[START OF Supplied information]
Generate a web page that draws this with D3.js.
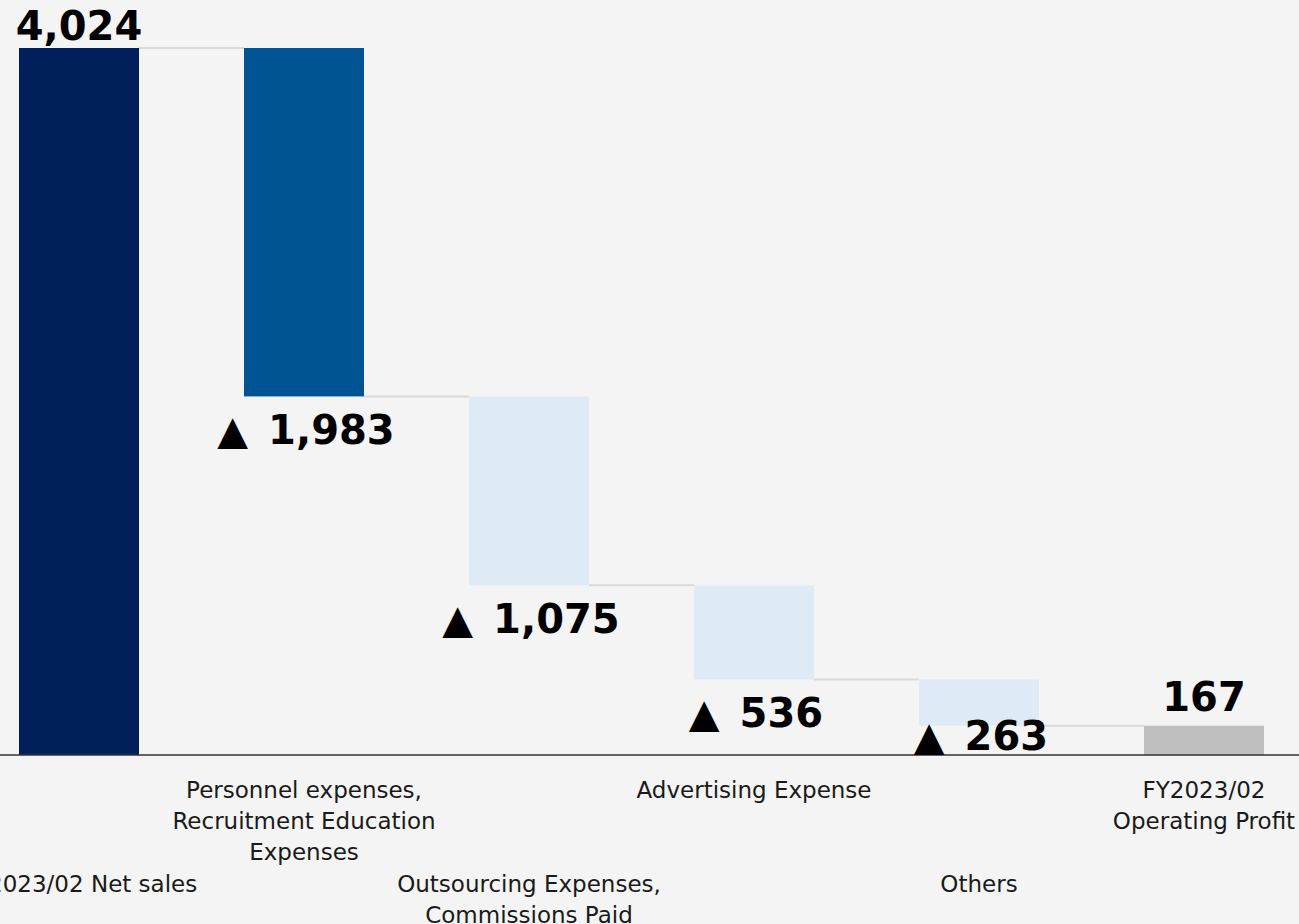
<!DOCTYPE html>
<html>
<head>
<meta charset="utf-8">
<script src="https://cdn.jsdelivr.net/npm/d3@7"></script>
<style>
  html, body { margin: 0; padding: 0; background: #f4f4f4; }
  svg { display: block; }
</style>
</head>
<body>
<svg id="chart" width="1299" height="924"></svg>
<script>
// Operating profit bridge, FY2023/02 (JPY millions)
const categories = [
  ["FY2023/02 Net sales"],
  ["Personnel expenses,", "Recruitment Education", "Expenses"],
  ["Outsourcing Expenses,", "Commissions Paid"],
  ["Advertising Expense"],
  ["Others"],
  ["FY2023/02", "Operating Profit"]
];
const kinds = ["total", "cost", "cost", "cost", "cost", "total"];
const values = [4024, 1983, 1075, 536, 263, 167];
const valueLabels = ["4,024", "▲\u20021,983", "▲\u20021,075", "▲\u2002536", "▲\u2002263", "167"];
const barColors = ["#001f5b", "#005494", "#deeaf6", "#deeaf6", "#deeaf6", "#bfbfbf"];

// running start/end levels for each step
let level = 0;
const steps = values.map((v, i) => {
  let lo, hi;
  if (kinds[i] === "total") { lo = 0; hi = v; level = v; }
  else { hi = level; lo = level - v; level = lo; }
  return { i, lo, hi, v };
});

const svg = d3.select("#chart");
const W = 1299, baseY = 755;

const x = d3.scaleBand()
  .domain(d3.range(values.length))
  .range([-33.5, 1316.5])
  .paddingInner(105 / 225)
  .paddingOuter(52.5 / 225);

const y = d3.scaleLinear().domain([0, 4024]).range([baseY, 48]);

// connectors between consecutive bars
svg.append("g").selectAll("line")
  .data(steps.slice(0, -1))
  .join("line")
  .attr("x1", d => x(d.i) + x.bandwidth())
  .attr("x2", d => x(d.i + 1))
  .attr("y1", d => y(kinds[d.i] === "total" ? d.hi : d.lo))
  .attr("y2", d => y(kinds[d.i] === "total" ? d.hi : d.lo))
  .attr("stroke", "#d9d9d9")
  .attr("stroke-width", 2);

// bars
svg.append("g").selectAll("rect")
  .data(steps)
  .join("rect")
  .attr("x", d => x(d.i))
  .attr("width", x.bandwidth())
  .attr("y", d => y(d.hi))
  .attr("height", d => y(d.lo) - y(d.hi))
  .attr("fill", (d, i) => barColors[i]);

// baseline axis
const axis = svg.append("g").attr("transform", `translate(0,${baseY})`)
  .call(d3.axisBottom(x).tickSize(0).tickFormat(""));
axis.select(".domain").attr("d", `M0,0H${W}`).attr("stroke", "#333").attr("stroke-width", 1.5);

// value labels
svg.append("g").selectAll("text")
  .data(steps)
  .join("text")
  .attr("x", d => x(d.i) + x.bandwidth() / 2 + (kinds[d.i] === "cost" ? 2 : 0))
  .attr("y", d => kinds[d.i] === "total"
      ? Math.max(40, y(d.hi) - 15)
      : Math.min(750, y(d.lo) + 48))
  .attr("text-anchor", "middle")
  .attr("font-family", "'DejaVu Sans', Verdana, sans-serif")
  .attr("font-weight", "bold")
  .attr("font-size", 40)
  .attr("fill", "#000")
  .text((d, i) => valueLabels[i]);

// category labels, staggered in two rows
const catG = svg.append("g")
  .attr("font-family", "'DejaVu Sans', Verdana, sans-serif")
  .attr("font-size", 23)
  .attr("fill", "#1a1a1a")
  .attr("text-anchor", "middle");
categories.forEach((lines, i) => {
  const top = i % 2 === 0 ? 892 : 798;
  const t = catG.append("text")
    .attr("x", x(i) + x.bandwidth() / 2)
    .attr("y", top);
  lines.forEach((ln, k) => {
    t.append("tspan")
      .attr("x", x(i) + x.bandwidth() / 2)
      .attr("dy", k === 0 ? 0 : 31)
      .text(ln);
  });
});
</script>
</body>
</html>
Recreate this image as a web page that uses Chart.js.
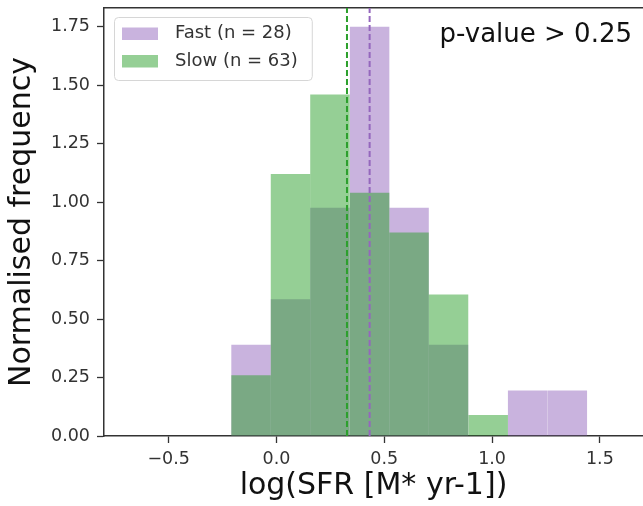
[END OF Supplied information]
▸ What the exercise asks: Repeat the material above in full and exactly, apart from the pictures.

▸ Full answer:
Generate a web page that draws this with D3.js.
<!DOCTYPE html>
<html>
<head>
<meta charset="utf-8">
<script src="https://cdn.jsdelivr.net/npm/d3@7"></script>
<style>
  html, body { margin: 0; padding: 0; background: #f4f4f4; }
  svg { display: block; }
</style>
</head>
<body>
<svg id="chart" width="1299" height="924"></svg>
<script>
// Operating profit bridge, FY2023/02 (JPY millions)
const categories = [
  ["FY2023/02 Net sales"],
  ["Personnel expenses,", "Recruitment Education", "Expenses"],
  ["Outsourcing Expenses,", "Commissions Paid"],
  ["Advertising Expense"],
  ["Others"],
  ["FY2023/02", "Operating Profit"]
];
const kinds = ["total", "cost", "cost", "cost", "cost", "total"];
const values = [4024, 1983, 1075, 536, 263, 167];
const valueLabels = ["4,024", "▲\u20021,983", "▲\u20021,075", "▲\u2002536", "▲\u2002263", "167"];
const barColors = ["#001f5b", "#005494", "#deeaf6", "#deeaf6", "#deeaf6", "#bfbfbf"];

// running start/end levels for each step
let level = 0;
const steps = values.map((v, i) => {
  let lo, hi;
  if (kinds[i] === "total") { lo = 0; hi = v; level = v; }
  else { hi = level; lo = level - v; level = lo; }
  return { i, lo, hi, v };
});

const svg = d3.select("#chart");
const W = 1299, baseY = 755;

const x = d3.scaleBand()
  .domain(d3.range(values.length))
  .range([-33.5, 1316.5])
  .paddingInner(105 / 225)
  .paddingOuter(52.5 / 225);

const y = d3.scaleLinear().domain([0, 4024]).range([baseY, 48]);

// connectors between consecutive bars
svg.append("g").selectAll("line")
  .data(steps.slice(0, -1))
  .join("line")
  .attr("x1", d => x(d.i) + x.bandwidth())
  .attr("x2", d => x(d.i + 1))
  .attr("y1", d => y(kinds[d.i] === "total" ? d.hi : d.lo))
  .attr("y2", d => y(kinds[d.i] === "total" ? d.hi : d.lo))
  .attr("stroke", "#d9d9d9")
  .attr("stroke-width", 2);

// bars
svg.append("g").selectAll("rect")
  .data(steps)
  .join("rect")
  .attr("x", d => x(d.i))
  .attr("width", x.bandwidth())
  .attr("y", d => y(d.hi))
  .attr("height", d => y(d.lo) - y(d.hi))
  .attr("fill", (d, i) => barColors[i]);

// baseline axis
const axis = svg.append("g").attr("transform", `translate(0,${baseY})`)
  .call(d3.axisBottom(x).tickSize(0).tickFormat(""));
axis.select(".domain").attr("d", `M0,0H${W}`).attr("stroke", "#333").attr("stroke-width", 1.5);

// value labels
svg.append("g").selectAll("text")
  .data(steps)
  .join("text")
  .attr("x", d => x(d.i) + x.bandwidth() / 2 + (kinds[d.i] === "cost" ? 2 : 0))
  .attr("y", d => kinds[d.i] === "total"
      ? Math.max(40, y(d.hi) - 15)
      : Math.min(750, y(d.lo) + 48))
  .attr("text-anchor", "middle")
  .attr("font-family", "'DejaVu Sans', Verdana, sans-serif")
  .attr("font-weight", "bold")
  .attr("font-size", 40)
  .attr("fill", "#000")
  .text((d, i) => valueLabels[i]);

// category labels, staggered in two rows
const catG = svg.append("g")
  .attr("font-family", "'DejaVu Sans', Verdana, sans-serif")
  .attr("font-size", 23)
  .attr("fill", "#1a1a1a")
  .attr("text-anchor", "middle");
categories.forEach((lines, i) => {
  const top = i % 2 === 0 ? 892 : 798;
  const t = catG.append("text")
    .attr("x", x(i) + x.bandwidth() / 2)
    .attr("y", top);
  lines.forEach((ln, k) => {
    t.append("tspan")
      .attr("x", x(i) + x.bandwidth() / 2)
      .attr("dy", k === 0 ? 0 : 31)
      .text(ln);
  });
});
</script>
</body>
</html>
Recreate this image as a web page that uses Chart.js.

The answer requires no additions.